Według Millera 3,5 mld zł z tej kwoty ma pochodzić ze składek ubezpieczonych, a 1 mld zł z budżetu państwa, który ma przejąć finansowanie ratownictwa medycznego.
Zgodnie z ustawą (o przekazaniu środków finansowych na wzrost wynagrodzeń) dyrektor wojewódzkiego oddziału NFZ w ciągu 14 dni ma wysłać do świadczeniodawcy aneks do umowy na ten rok, zwiększający wartość umowy o stosowną liczbę, zgodnie ze wskaźnikami, zawartymi w tej ustawie - powiedział prezes NFZ. W tym roku pracownicy mają otrzymać podwyżki od października.

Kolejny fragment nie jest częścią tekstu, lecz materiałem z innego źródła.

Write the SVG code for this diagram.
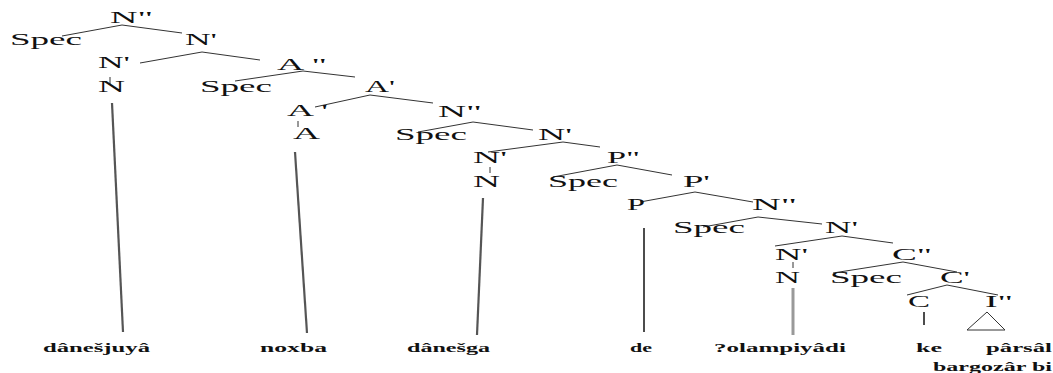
<svg xmlns="http://www.w3.org/2000/svg" width="1053" height="373" viewBox="0 0 1053 373">
<style>
.l{font-family:"Liberation Serif","Times New Roman",serif;font-size:17px;fill:#111}
.w{font-family:"Liberation Serif","Times New Roman",serif;font-size:12px;font-weight:bold;fill:#111}
.e{stroke:#333;stroke-width:1;fill:none}
.v{stroke:#555;stroke-width:2.2;fill:none}
.p{stroke:#111;stroke-width:1.5;fill:none}
.g{stroke:#999;stroke-width:3;fill:none}
</style>
<rect width="1053" height="373" fill="#fff"/>
<g id="connectors">
<polyline class="e" points="62,36 122,25 182,33"/>
<polyline class="e" points="140,63 202,52 260,60"/>
<line class="e" x1="110" y1="77" x2="110" y2="84"/>
<polyline class="e" points="235,81 303,71 355,77"/>
<polyline class="e" points="315,107 370,95 433,103"/>
<line class="e" x1="298" y1="121" x2="298" y2="127" stroke-width="2"/>
<polyline class="e" points="418,132 473,122 533,130"/>
<polyline class="e" points="488,152 563,142 600,147"/>
<line class="e" x1="490" y1="167" x2="490" y2="173"/>
<polyline class="e" points="553,177 617,165 672,175"/>
<polyline class="e" points="640,202 695,192 753,202"/>
<polyline class="e" points="703,227 758,217 822,224"/>
<polyline class="e" points="775,246 842,236 893,243"/>
<line class="e" x1="793" y1="262" x2="793" y2="268"/>
<polyline class="e" points="833,273 903,262 957,272"/>
<polyline class="e" points="907,295 947,285 998,295"/>
<line class="p" x1="924" y1="312" x2="924" y2="325"/>
<polygon class="e" points="987,312 967,330 1005,330"/>
<line class="v" x1="112" y1="103" x2="123" y2="332"/>
<line class="v" x1="295" y1="152" x2="307" y2="333"/>
<line class="v" x1="483" y1="198" x2="477" y2="335"/>
<line class="p" x1="644" y1="228" x2="644" y2="332"/>
<line class="g" x1="793" y1="288" x2="793" y2="335"/>
</g>
<g id="n1"><text class="l" x="110" y="23" textLength="43" lengthAdjust="spacingAndGlyphs">N"</text></g>
<g id="n2"><text class="l" x="10" y="45" textLength="72" lengthAdjust="spacingAndGlyphs">Spec</text></g>
<g id="n3"><text class="l" x="185" y="45" textLength="32" lengthAdjust="spacingAndGlyphs">N'</text></g>
<g id="n4"><text class="l" x="98" y="68" textLength="32" lengthAdjust="spacingAndGlyphs">N'</text></g>
<g id="n5"><text class="l" x="98" y="92" textLength="27" lengthAdjust="spacingAndGlyphs">N</text></g>
<g id="n6"><text class="l" x="277" y="70" textLength="50" lengthAdjust="spacingAndGlyphs">A "</text></g>
<g id="n7"><text class="l" x="200" y="92" textLength="72" lengthAdjust="spacingAndGlyphs">Spec</text></g>
<g id="n8"><text class="l" x="365" y="92" textLength="30" lengthAdjust="spacingAndGlyphs">A'</text></g>
<g id="n9"><text class="l" x="287" y="116" textLength="41" lengthAdjust="spacingAndGlyphs">A '</text></g>
<g id="n10"><text class="l" x="293" y="139" textLength="27" lengthAdjust="spacingAndGlyphs">A</text></g>
<g id="n11"><text class="l" x="438" y="117" textLength="44" lengthAdjust="spacingAndGlyphs">N"</text></g>
<g id="n12"><text class="l" x="395" y="140" textLength="72" lengthAdjust="spacingAndGlyphs">Spec</text></g>
<g id="n13"><text class="l" x="538" y="140" textLength="34" lengthAdjust="spacingAndGlyphs">N'</text></g>
<g id="n14"><text class="l" x="473" y="163" textLength="34" lengthAdjust="spacingAndGlyphs">N'</text></g>
<g id="n15"><text class="l" x="473" y="187" textLength="27" lengthAdjust="spacingAndGlyphs">N</text></g>
<g id="n16"><text class="l" x="607" y="163" textLength="33" lengthAdjust="spacingAndGlyphs">P"</text></g>
<g id="n17"><text class="l" x="548" y="187" textLength="70" lengthAdjust="spacingAndGlyphs">Spec</text></g>
<g id="n18"><text class="l" x="683" y="187" textLength="27" lengthAdjust="spacingAndGlyphs">P'</text></g>
<g id="n19"><text class="l" x="627" y="210" textLength="18" lengthAdjust="spacingAndGlyphs">P</text></g>
<g id="n20"><text class="l" x="752" y="210" textLength="45" lengthAdjust="spacingAndGlyphs">N"</text></g>
<g id="n21"><text class="l" x="673" y="233" textLength="72" lengthAdjust="spacingAndGlyphs">Spec</text></g>
<g id="n22"><text class="l" x="825" y="233" textLength="33" lengthAdjust="spacingAndGlyphs">N'</text></g>
<g id="n23"><text class="l" x="775" y="260" textLength="33" lengthAdjust="spacingAndGlyphs">N'</text></g>
<g id="n24"><text class="l" x="775" y="283" textLength="25" lengthAdjust="spacingAndGlyphs">N</text></g>
<g id="n25"><text class="l" x="892" y="260" textLength="40" lengthAdjust="spacingAndGlyphs">C"</text></g>
<g id="n26"><text class="l" x="830" y="283" textLength="72" lengthAdjust="spacingAndGlyphs">Spec</text></g>
<g id="n27"><text class="l" x="940" y="283" textLength="30" lengthAdjust="spacingAndGlyphs">C'</text></g>
<g id="n28"><text class="l" x="908" y="307" textLength="22" lengthAdjust="spacingAndGlyphs">C</text></g>
<g id="n29"><text class="l" x="985" y="307" textLength="28" lengthAdjust="spacingAndGlyphs">I"</text></g>
<g id="w1"><text class="w" x="43" y="352" textLength="107" lengthAdjust="spacingAndGlyphs">dânešjuyâ</text></g>
<g id="w2"><text class="w" x="260" y="352" textLength="67" lengthAdjust="spacingAndGlyphs">noxba</text></g>
<g id="w3"><text class="w" x="407" y="352" textLength="83" lengthAdjust="spacingAndGlyphs">dânešga</text></g>
<g id="w4"><text class="w" x="630" y="352" textLength="22" lengthAdjust="spacingAndGlyphs">de</text></g>
<g id="w5"><text class="w" x="714" y="352" textLength="132" lengthAdjust="spacingAndGlyphs">?olampiyâdi</text></g>
<g id="w6"><text class="w" x="916" y="352" textLength="26" lengthAdjust="spacingAndGlyphs">ke</text></g>
<g id="w7"><text class="w" x="986" y="352" textLength="66" lengthAdjust="spacingAndGlyphs">pârsâl</text></g>
<g id="w8"><text class="w" x="933" y="371" textLength="119" lengthAdjust="spacingAndGlyphs">bargozâr bi</text></g>
</svg>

Miller zaznaczył, że nie jest przeciwnikiem podwyżek, na co wskazywał kilka dni temu Przemysław Gosiewski, przewodniczący Komitetu Stałego Rady Ministrów.
Zgodnie z ustawą uchwaloną 13 lipca, podwyżki dla pracowników ochrony zdrowia będą mogły otrzymać tylko te osoby, których pensja nie przekracza siedmiokrotności przeciętnego miesięcznego wynagrodzenia. Od października tego roku wyższe pensje otrzymają pracownicy zatrudnieni na etatach, a także na kontraktach, zarówno w publicznych jak i niepublicznych placówkach medycznych. Maksymalnie wzrost wynagrodzenia może wynieść 40 proc.
Podwyżki dla pracowników ochrony zdrowia mają być sfinansowane ze zwiększenia wyceny świadczeń zdrowotnych i wliczenia w nie kosztów pracy. Umowy placówek medycznych z NFZ na 2006 rok mają od października do końca tego roku wzrosnąć o równowartość 7,5% kosztów pracy (bo podwyżki dotyczą 1/4 roku), zaś od 1 stycznia 2007 roku o 30% w stosunku do umów z 2005 roku.
Warunkiem otrzymania pieniędzy na podwyżki dla pracowników przez zakład opieki zdrowotnej jest posiadanie kontraktu z Narodowym Funduszem Zdrowia.